Bu ayet-i kerime, peygamberimizin (s.a.a) Mekke´den hicret ettiği gece, peygamberin yatağında yatarak onun canını kurtaran İmam Ali´nin (a.s) fedakarlığını açıklamıştır. O gece peygamberi öldürme kararı alan Mekkeliler peygamberin evini kuşatma altına almışlardı. Peygamberimizin bu konuyu İmam Ali´ye bildirmesiyle, İmam Ali seve seve peygamberin yatağında yatarak onun canını kurtarmıştı. Bu büyük fedakarlığı yüce Allah övgüyle Kuran-ı kerim´e yansıtmıştır.
Fedakarlık, insanın en önemli faziletlerinden ve karakteristik özelliklerinden biridir. Fedakar insanlar gerçek anlamda insanlığı yaşatanlardır. Onlar toplumlarda değerlerin var olma sebebidir. Fedakar insanlar, insanların huzura, refaha ve mutluluğa erme vesilesidir. Fedakar insanlar toplumda ahlakın, maneviyatın ve hak akidenin korunmasını sağlamıştır. Yüzünü tamamen dünyaya dönmüş materyalist ve emperyalist güçler, insan yaşamından fedakarlığı çıkarmak istemektedirler. İtikadı, inancı ve coğrafyası ne olursa olsun hedefi sadece dünya ve maddiyat olan insanlar toplumda haksızlık, gasp, zulüm ve sömürme vesilesi olmuştur. Maalesef yaşadığımız bu zamanda islam dünyasında da maddecilere benzer bir durum ortaya çıkmıştır. Böyle bir hastalığın tedavisi yine Ehl-i beyt´e yönelmek ve Ehl-i beyt´e yürümekle mümkün olacaktır.
İmam Hüseyin (a.s) insanlık tarihinde hiçbir insanın ulaşamadığı en büyük fedakarlığı ortaya koymuştur. Canını, evlatlarını, sevenlerini insanlığın cehalet ve sapkınlıktan kurtulması için feda etmiştir. Bu uğurda kadınlarını, bacılarını, kızlarını ve Ehl-i beyt´e gönül veren şehit ailelerini esir vermiştir. Bu büyük fedakarlık örneği 10 muharrem aşura gününde başlamış, Hz.Zeynep (s.a) ve İmam Zeyn´ul Abidin´in (a.s) öncülüğünde büyük zulüm ve acılara tahammül ederek zirveye varmıştır. İmam Zeyn´ul Abidin ve Hz.Zeynep, hüseyni fedakarlığı tamamlamış ve tekmil etmiştir. Aşura, İmam Zeyn´ul Abidin ve Hz.Zeynep´ten ibret alan Müslümanlar, bugün bu fedakarlık ruhunu yeniden ihya edip, yaşayıp ve yaşamaktadırlar.

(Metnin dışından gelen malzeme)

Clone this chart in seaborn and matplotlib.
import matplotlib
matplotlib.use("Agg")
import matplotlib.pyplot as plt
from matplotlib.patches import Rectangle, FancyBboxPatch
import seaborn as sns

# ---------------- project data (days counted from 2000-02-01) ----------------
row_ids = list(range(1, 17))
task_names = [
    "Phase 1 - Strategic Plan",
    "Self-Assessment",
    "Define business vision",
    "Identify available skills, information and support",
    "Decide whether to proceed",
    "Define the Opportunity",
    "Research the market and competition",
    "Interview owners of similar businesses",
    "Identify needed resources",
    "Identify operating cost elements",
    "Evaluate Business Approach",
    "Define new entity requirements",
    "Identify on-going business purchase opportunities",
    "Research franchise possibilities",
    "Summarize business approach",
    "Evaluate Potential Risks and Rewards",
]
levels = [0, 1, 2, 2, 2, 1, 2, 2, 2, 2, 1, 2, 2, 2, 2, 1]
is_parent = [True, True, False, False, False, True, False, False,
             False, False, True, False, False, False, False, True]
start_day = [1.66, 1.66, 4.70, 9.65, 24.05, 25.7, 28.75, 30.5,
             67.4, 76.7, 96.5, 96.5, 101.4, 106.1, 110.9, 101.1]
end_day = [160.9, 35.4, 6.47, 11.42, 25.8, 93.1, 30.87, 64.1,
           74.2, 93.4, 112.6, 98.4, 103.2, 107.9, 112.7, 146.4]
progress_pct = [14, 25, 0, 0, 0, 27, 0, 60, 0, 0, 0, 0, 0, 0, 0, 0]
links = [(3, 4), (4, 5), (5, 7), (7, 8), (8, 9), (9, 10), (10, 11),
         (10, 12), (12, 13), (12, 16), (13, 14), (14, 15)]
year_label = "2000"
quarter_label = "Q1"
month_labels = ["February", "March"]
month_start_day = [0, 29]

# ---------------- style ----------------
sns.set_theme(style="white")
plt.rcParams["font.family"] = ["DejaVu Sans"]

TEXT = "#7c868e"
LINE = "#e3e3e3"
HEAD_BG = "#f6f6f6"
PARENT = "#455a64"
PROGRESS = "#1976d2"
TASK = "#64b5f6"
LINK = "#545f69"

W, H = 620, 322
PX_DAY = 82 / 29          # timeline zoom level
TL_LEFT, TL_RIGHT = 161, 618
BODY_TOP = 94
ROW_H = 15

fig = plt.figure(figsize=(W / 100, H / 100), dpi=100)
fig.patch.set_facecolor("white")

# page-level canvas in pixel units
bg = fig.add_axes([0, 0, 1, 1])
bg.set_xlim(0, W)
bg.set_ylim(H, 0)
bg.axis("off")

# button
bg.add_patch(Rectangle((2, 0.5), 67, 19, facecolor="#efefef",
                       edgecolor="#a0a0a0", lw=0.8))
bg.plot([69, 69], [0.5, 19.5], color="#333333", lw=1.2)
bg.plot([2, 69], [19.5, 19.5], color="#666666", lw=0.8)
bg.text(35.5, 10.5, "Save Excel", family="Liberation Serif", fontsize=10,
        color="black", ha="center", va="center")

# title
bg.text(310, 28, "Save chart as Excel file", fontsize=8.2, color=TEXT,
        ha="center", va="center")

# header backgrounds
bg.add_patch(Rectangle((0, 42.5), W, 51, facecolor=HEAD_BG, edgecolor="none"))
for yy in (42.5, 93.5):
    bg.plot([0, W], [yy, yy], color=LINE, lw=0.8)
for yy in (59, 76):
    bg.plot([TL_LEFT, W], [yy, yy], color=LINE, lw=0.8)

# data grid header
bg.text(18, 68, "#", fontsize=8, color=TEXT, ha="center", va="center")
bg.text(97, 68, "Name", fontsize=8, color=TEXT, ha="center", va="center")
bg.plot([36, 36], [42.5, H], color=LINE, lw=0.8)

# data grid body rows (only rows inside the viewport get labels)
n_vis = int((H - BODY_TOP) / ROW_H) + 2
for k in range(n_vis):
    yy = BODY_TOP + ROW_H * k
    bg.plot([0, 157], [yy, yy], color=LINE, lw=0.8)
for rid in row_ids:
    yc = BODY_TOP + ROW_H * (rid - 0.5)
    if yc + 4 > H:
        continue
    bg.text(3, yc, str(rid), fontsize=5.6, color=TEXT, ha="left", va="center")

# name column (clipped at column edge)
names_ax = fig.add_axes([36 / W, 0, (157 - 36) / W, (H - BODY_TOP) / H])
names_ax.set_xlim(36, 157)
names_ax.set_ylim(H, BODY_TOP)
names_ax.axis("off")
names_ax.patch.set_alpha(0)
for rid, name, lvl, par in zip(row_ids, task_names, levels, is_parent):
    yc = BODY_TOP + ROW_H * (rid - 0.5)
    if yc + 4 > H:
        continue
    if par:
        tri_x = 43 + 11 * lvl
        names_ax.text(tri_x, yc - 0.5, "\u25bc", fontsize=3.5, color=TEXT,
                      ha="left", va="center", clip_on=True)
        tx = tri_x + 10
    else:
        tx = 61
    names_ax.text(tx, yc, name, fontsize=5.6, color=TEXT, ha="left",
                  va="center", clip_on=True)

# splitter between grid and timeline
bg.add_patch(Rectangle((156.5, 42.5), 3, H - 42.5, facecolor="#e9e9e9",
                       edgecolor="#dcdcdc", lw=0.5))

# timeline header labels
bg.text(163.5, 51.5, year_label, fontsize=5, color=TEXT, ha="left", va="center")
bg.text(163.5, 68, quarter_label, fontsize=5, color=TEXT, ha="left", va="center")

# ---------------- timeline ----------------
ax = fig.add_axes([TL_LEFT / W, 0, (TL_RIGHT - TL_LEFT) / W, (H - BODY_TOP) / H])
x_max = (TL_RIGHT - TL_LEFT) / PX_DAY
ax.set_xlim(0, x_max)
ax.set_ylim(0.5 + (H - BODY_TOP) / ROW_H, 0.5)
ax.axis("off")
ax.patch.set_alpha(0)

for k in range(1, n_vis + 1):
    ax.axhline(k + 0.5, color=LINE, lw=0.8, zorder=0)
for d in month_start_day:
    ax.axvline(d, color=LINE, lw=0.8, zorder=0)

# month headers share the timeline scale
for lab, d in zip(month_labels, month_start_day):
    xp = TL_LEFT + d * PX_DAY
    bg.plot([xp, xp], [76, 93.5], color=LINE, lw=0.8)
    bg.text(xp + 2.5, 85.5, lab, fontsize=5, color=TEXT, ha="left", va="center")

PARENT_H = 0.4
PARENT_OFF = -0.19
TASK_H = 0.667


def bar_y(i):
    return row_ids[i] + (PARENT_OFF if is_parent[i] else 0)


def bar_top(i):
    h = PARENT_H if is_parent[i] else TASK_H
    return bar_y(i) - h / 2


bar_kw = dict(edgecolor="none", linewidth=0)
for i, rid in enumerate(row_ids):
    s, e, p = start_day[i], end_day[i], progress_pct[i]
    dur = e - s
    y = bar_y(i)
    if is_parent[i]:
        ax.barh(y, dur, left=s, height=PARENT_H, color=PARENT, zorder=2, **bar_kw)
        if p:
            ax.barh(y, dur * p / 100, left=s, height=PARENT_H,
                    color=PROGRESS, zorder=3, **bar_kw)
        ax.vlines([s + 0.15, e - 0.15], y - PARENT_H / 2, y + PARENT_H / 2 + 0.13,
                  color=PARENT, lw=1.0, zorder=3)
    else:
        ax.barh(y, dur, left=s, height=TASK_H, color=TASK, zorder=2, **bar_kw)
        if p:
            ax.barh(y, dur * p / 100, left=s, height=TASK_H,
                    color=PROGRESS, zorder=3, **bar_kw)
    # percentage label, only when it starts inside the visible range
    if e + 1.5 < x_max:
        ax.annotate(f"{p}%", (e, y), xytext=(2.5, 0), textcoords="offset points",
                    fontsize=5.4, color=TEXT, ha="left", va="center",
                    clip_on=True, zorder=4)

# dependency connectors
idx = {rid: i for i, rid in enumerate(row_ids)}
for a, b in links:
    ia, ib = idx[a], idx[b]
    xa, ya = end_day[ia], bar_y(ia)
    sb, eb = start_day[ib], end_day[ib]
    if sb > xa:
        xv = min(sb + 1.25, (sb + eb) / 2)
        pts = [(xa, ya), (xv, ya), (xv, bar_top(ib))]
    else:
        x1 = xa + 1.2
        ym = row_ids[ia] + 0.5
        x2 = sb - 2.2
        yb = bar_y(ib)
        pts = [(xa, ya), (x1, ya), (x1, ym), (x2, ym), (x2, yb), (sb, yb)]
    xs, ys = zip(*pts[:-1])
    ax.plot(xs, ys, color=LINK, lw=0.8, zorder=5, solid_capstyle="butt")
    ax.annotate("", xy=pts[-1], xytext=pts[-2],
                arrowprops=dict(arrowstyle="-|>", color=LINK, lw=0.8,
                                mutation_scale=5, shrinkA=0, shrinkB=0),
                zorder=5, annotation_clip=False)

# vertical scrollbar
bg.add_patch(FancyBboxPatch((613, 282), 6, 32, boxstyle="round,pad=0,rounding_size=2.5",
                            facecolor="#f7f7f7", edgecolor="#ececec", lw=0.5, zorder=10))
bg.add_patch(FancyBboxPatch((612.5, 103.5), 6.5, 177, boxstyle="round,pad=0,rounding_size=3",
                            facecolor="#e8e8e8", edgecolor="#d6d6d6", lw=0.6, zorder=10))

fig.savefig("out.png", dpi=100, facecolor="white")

Irak halkının, İmam Huseyin´in ziyaretçilerine karşı yaptığı fedakarlık, gerçekten de övgüye layık bir durumdur. Irak halkı kendilerinin ihtiyacı olduğu halde, ekmeklerini ve aşlarını, İmam Hüseyin´in ziyaretçilerine sunmaktan haz duyuyorlar. İmam Hüseyin´in ziyaretçilerine karşı yapılan bu fedakarlık sadece ekmek ve aşla sınırlı değil. Yediden yetmişe evleriyle, arabalarıyla, mallarıyla ve bedenleriyle Hüseyin ziyaretçilerine hizmet etmek için yarış halindedirler. Bu fedakarlık ruhunu gören erbain ziyaretçileri gerçekten kendilerini yenileme ve bir nebze de olsa maddiyattan uzaklaşıp maneviyata ve insani değerlere yönelmeyi kendileri için bir görev bilmektedirler.
İmam Hüseyin´in (a.s) Erbain´i bütün dünyaya fedakarlık dersi vermektedir. Bu fedakarlık örneğini İslam ve Ehl-i beyt adına bütün dünyaya tanıtmamız en önemli vazifelerimizden biri olmalıdır. Bugün islamın temiz ve güzel çehresini lekelemeye çalışan islam düşmanları, Müslümanların içinden ayırıp, yetiştirdikleri Işid ve Taliban canileriyle, islamı bir başka şekilde tanıtmaya çalışıp islamafobi oluşturuyorlar. İslamın doğru tanınmasını engellemek için erbain yürüyüşünü gizli tutmaya çalışıyorlar. Oysaki kafirler istemese de Allah nurunu tamamlayacaktır.